Experimental study of wave overtopping at rubble mound seawalls

Abstract

Seawalls play a significant role in protecting coastal areas against wave attack and flooding. The accurate estimation of wave overtopping at seawalls is therefore crucial to adequately protect people and infrastructure in these regions. In this study, the mean wave overtopping rate at rubble mound seawalls was investigated through 140 small-scale physical model tests which adds to the limited existing data for this structure type in the extended CLASH database called EurOtop (2018). The combined dataset is used to evaluate the prediction skill of existing empirical formulae and to identify their limitations.
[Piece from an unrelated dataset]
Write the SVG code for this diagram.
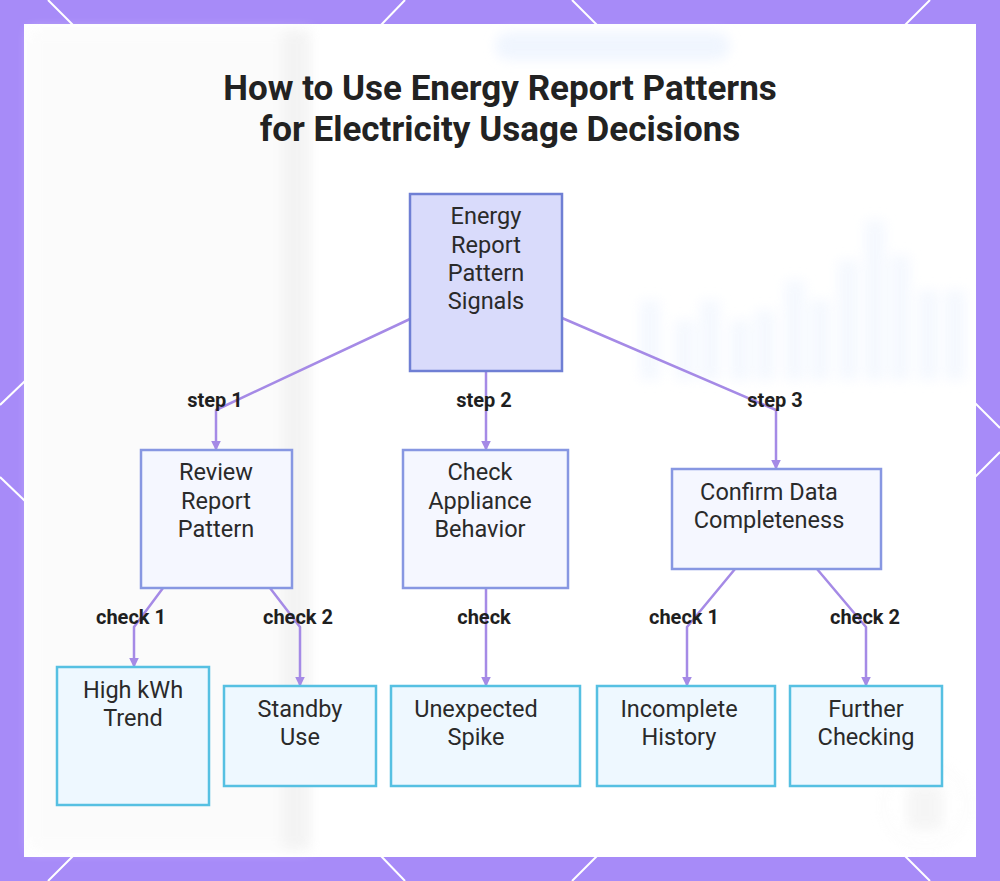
<svg xmlns="http://www.w3.org/2000/svg" width="1000" height="881" viewBox="0 0 1000 881">
<defs>
<style>
.deco{stroke:#ffffff;stroke-width:2;fill:none}
.edge{stroke:#a58ae6;stroke-width:2.5;fill:none;stroke-linejoin:round}
.lbl{font-family:Roboto,"Liberation Sans",sans-serif;font-weight:700;font-size:20px;fill:#1f1f1f;text-anchor:middle}
.ntxt{font-family:Roboto,"Liberation Sans",sans-serif;font-size:23.5px;fill:#2a2a2a;text-anchor:middle}
.title{font-family:Roboto,"Liberation Sans",sans-serif;font-weight:700;font-size:35px;fill:#222222;text-anchor:middle}
.root{fill:#d9dbfb;stroke:#6f7fd4;stroke-width:2.5}
.mid{fill:#f5f7ff;stroke:#8797e2;stroke-width:2.5}
.leaf{fill:#eef8ff;stroke:#56c0e2;stroke-width:2.5}
</style>
<filter id="blur" x="-20%" y="-20%" width="140%" height="140%"><feGaussianBlur stdDeviation="6"/></filter>
<marker id="arr" viewBox="0 0 6 6" refX="5" refY="3" markerWidth="4" markerHeight="4" orient="auto"><path d="M0,0 L6,3 L0,6 z" fill="#a58ae6"/></marker>
</defs>
<rect x="0" y="0" width="1000" height="881" fill="#a78bf8"/>
<g class="deco">
<line x1="48" y1="0" x2="73" y2="25"/><line x1="405" y1="0" x2="381" y2="25"/>
<line x1="572" y1="0" x2="597" y2="25"/><line x1="930" y1="0" x2="905" y2="25"/>
<line x1="73" y1="856" x2="48" y2="881"/><line x1="381" y1="856" x2="405" y2="881"/>
<line x1="597" y1="856" x2="572" y2="881"/><line x1="905" y1="856" x2="930" y2="881"/>
<line x1="25" y1="381" x2="0" y2="405"/><line x1="25" y1="501" x2="0" y2="477"/>
<line x1="975" y1="403" x2="1000" y2="428"/><line x1="975" y1="477" x2="1000" y2="452"/>
</g>
<rect x="24" y="24" width="952" height="833" fill="#ffffff"/>
<g filter="url(#blur)" opacity="0.7">
<rect x="282" y="30" width="28" height="820" fill="#efefef"/>
<rect x="30" y="30" width="252" height="820" fill="#fafafa"/>
<rect x="495" y="32" width="235" height="28" rx="14" fill="#eaf2fe"/>
<g fill="#f1f6fe">
<rect x="640" y="300" width="20" height="80"/><rect x="675" y="320" width="20" height="60"/>
<rect x="700" y="300" width="20" height="80"/><rect x="730" y="320" width="20" height="60"/>
<rect x="755" y="310" width="20" height="70"/><rect x="785" y="280" width="20" height="100"/>
<rect x="810" y="300" width="20" height="80"/><rect x="838" y="260" width="20" height="120"/>
<rect x="865" y="220" width="20" height="160"/><rect x="890" y="255" width="20" height="125"/>
<rect x="918" y="290" width="20" height="90"/><rect x="945" y="290" width="20" height="90"/>
</g>
<circle cx="925" cy="805" r="42" fill="none" stroke="#f0f0f0" stroke-width="2"/>
<rect x="907" y="785" width="36" height="45" rx="6" fill="#f2f2f2"/>
</g>
<text class="title" x="500" y="100">How to Use Energy Report Patterns</text>
<text class="title" x="500" y="141">for Electricity Usage Decisions</text>
<g id="connectors">
<polyline class="edge" points="410,319 216,410 216,449" marker-end="url(#arr)"/>
<polyline class="edge" points="486,371 486,449" marker-end="url(#arr)"/>
<polyline class="edge" points="562,318 776,410 776,468" marker-end="url(#arr)"/>
<polyline class="edge" points="163,588 134,627 134,666" marker-end="url(#arr)"/>
<polyline class="edge" points="270,588 300,627 300,685" marker-end="url(#arr)"/>
<polyline class="edge" points="486,588 486,685" marker-end="url(#arr)"/>
<polyline class="edge" points="735,569 687,627 687,685" marker-end="url(#arr)"/>
<polyline class="edge" points="817,569 866,627 866,685" marker-end="url(#arr)"/>
<text class="lbl" x="215" y="407">step 1</text>
<text class="lbl" x="484" y="407">step 2</text>
<text class="lbl" x="775" y="407">step 3</text>
<text class="lbl" x="131" y="624">check 1</text>
<text class="lbl" x="298" y="624">check 2</text>
<text class="lbl" x="484" y="624">check</text>
<text class="lbl" x="684" y="624">check 1</text>
<text class="lbl" x="865" y="624">check 2</text>
</g>
<g id="n-root"><rect class="root" x="410" y="194" width="152" height="177"/>
<text class="ntxt" x="486" y="224">Energy</text><text class="ntxt" x="486" y="253">Report</text><text class="ntxt" x="486" y="281">Pattern</text><text class="ntxt" x="486" y="309">Signals</text></g>
<g id="n-review"><rect class="mid" x="141" y="450" width="151" height="138"/>
<text class="ntxt" x="216" y="480">Review</text><text class="ntxt" x="216" y="509">Report</text><text class="ntxt" x="216" y="537">Pattern</text></g>
<g id="n-appliance"><rect class="mid" x="403" y="450" width="165" height="138"/>
<text class="ntxt" x="480" y="480">Check</text><text class="ntxt" x="480" y="509">Appliance</text><text class="ntxt" x="480" y="537">Behavior</text></g>
<g id="n-confirm"><rect class="mid" x="672" y="469" width="209" height="100"/>
<text class="ntxt" x="769" y="500">Confirm Data</text><text class="ntxt" x="769" y="528">Completeness</text></g>
<g id="n-high"><rect class="leaf" x="57" y="667" width="152" height="138"/>
<text class="ntxt" x="133" y="698">High kWh</text><text class="ntxt" x="133" y="726">Trend</text></g>
<g id="n-standby"><rect class="leaf" x="224" y="686" width="152" height="100"/>
<text class="ntxt" x="300" y="717">Standby</text><text class="ntxt" x="300" y="745">Use</text></g>
<g id="n-spike"><rect class="leaf" x="391" y="686" width="189" height="100"/>
<text class="ntxt" x="476" y="717">Unexpected</text><text class="ntxt" x="476" y="745">Spike</text></g>
<g id="n-incomplete"><rect class="leaf" x="597" y="686" width="178" height="100"/>
<text class="ntxt" x="679" y="717">Incomplete</text><text class="ntxt" x="679" y="745">History</text></g>
<g id="n-further"><rect class="leaf" x="790" y="686" width="152" height="100"/>
<text class="ntxt" x="866" y="717">Further</text><text class="ntxt" x="866" y="745">Checking</text></g>
</svg>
The role of wave steepness on the mean overtopping rate is closely examined as it has not yet been considered properly in the EurOtop (2018) formulation. A new formula was derived using dimensional analysis and physical justifications of the overtopping phenomenon. The formula was found to provide a 40% decrease in RMSE in comparison to that of the EurOtop (2018). In addition, the new formula yields a BIAS ≈0, a significant improvement compared to −0.38 (non-dimensional discharge) of the EurOtop (2018) formula. The proposed formula has a simple form where non-dimensional overtopping discharge depends only on the relative crest freeboard and wave steepness, which were found to be the most important variables based on a sensitivity analysis.